目は口ほどに物を言う
私達人間は、コミュニケーション手段として言葉を主たるツールに選びました。その結果、見知らぬ他者に対しても、とても細かいことまで正確に伝えることができます。しかし、「目は口ほどに物を言う」ということわざもあるくらい、目によるコミュニケーションにも高度な伝達能力があることが知られています。
この目によるコミュニケーションは、人間に特有のものだと考えられてきました。
ところが、2019年に英国ポーツマス大学の研究者が発表した『Evolution of facial muscle anatomy in dogs(イヌにおける顔面筋構造の進化)』という論文が話題になりました。これは、犬は人間と一緒に暮らしてきた長い歴史の過程で、目の周囲にある筋肉を発達させ、それを人間とのコミュニケーションツールとして役立てているといった内容の論文です。
そこで、今回は犬の目によるコミュニケーションについて整理してみたいと思います。特に、「目を細める」といった仕草に着目します。本来、「目を細める」といった行為は、眩しいなどの環境への対応や、目の病気やケガなどによる痛みへの対応としても出てくるものです。
しかし今回は、テーマを「コミュニケーション」についてに絞りますので、純粋に心理的な理由による「目を細める」行為についてのみをご紹介していきます。
犬が目を細くしている時の心理とは
1.心地良さにうっとりしている
とてもリラックスした状態で、目を細めて穏やかに落ち着いている場合、それは現状の心地良さにウットリとして酔いしれたような心理状態であると考えられます。それは、飼い主さんに優しく撫でられて気持ちが良い時や、飼い主さんの体に身を預けて日光浴をしている時などかもしれません。
私達人間が、温かいお湯に浸かって1日の疲れを癒やしている時や、ベテランのマッサージ師に身を委ねている時などと同じような心境だと考えれば分かりやすいと思います。
愛犬がこのような様子で目を細めている時には、幸福感を感じて満足しているのだろうと考えて良いでしょう。場合によっては、そのまま眠ってしまうこともあるでしょう。
2.愛情を伝えている
飼い主さんなどの心から信頼している相手に対して自分の抱いている愛情を伝えようとしている時にも、犬は目を細めるという行為を行います。
犬は、相手とのスキンシップに幸福感を覚えると、目を細めて口角を上げた、人の笑顔とよく似た表情をつくることがわかっています。これも、犬が長い歴史の中で得た、人とのコミュニケーション手段の1つなのだと考えられます。
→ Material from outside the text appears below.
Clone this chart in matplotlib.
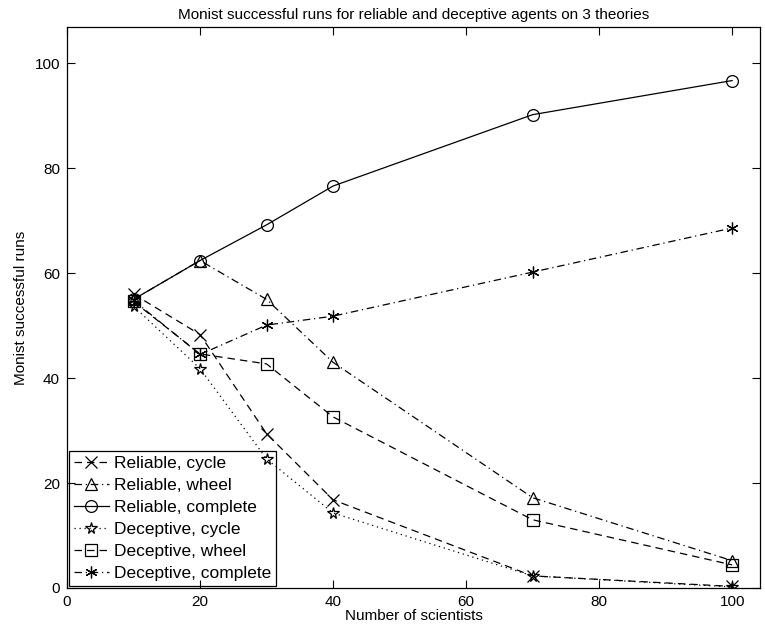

愛情を伝える相手は、飼い主さんだけとは限りません。心から信頼している相手であれば、飼い主さんの友人であったり、または一緒に暮らしている他の犬や猫の場合もあるでしょう。
3.緊張感を抑えようとしている
先程犬は心地良さにウットリとしている時に目を細めるとご紹介しましたが、全く逆の状況で、強いストレスや不安を感じて緊張感が高まった状態の時にも目を細める場合があります。そしてこのときの行為には、自分の中で高まってきている緊張感や不安感を落ち着かせようとしている意味があると考えられています。
4.友好関係の構築を働きかけている
また、自分の緊張感を鎮めるためではなく、相手の緊張感を落ち着かせようとして目を細める場合もあるようです。
犬同士のコミュニケーションとして、相手のことをじっと見つめるという行為には「戦闘態勢に入っており、攻撃のチャンスを伺っている」という意味があります。しかし、基本的に犬は不要な争いを避けたいと考える傾向があるようです。
そこで、自分に対して敵意を示している相手に対して相手を直視しないことで、「自分は敵意を持っていない」ということを伝え、相手の戦意を落ち着かせようとして行っていると考えられています。
まとめ
犬は人とのコミュニケーションに「顔の表情」も上手に利用します。特に、目の周囲にある筋肉を発達させてきました。そのため、愛犬が「目を細めている」場合、その表情にも何か意味があるのです。
しかし、一言で「目を細めている」と言っても、愛犬が伝えたいことは1つだけではありません。今その場の状況に非常に満足していて幸せである、相手に対して自分の愛情を伝えたい、自分が感じているストレスなどの緊張感を抑えようとしている、自分に敵意を抱いている相手を落ちつかせたいなど、複数の理由があることが分かりました。
愛犬の表情と供に全身の状態やその場の状況をよく観察し、愛犬が伝えようとしていることをしっかりと受け止められる飼い主さんを目指したいものですね。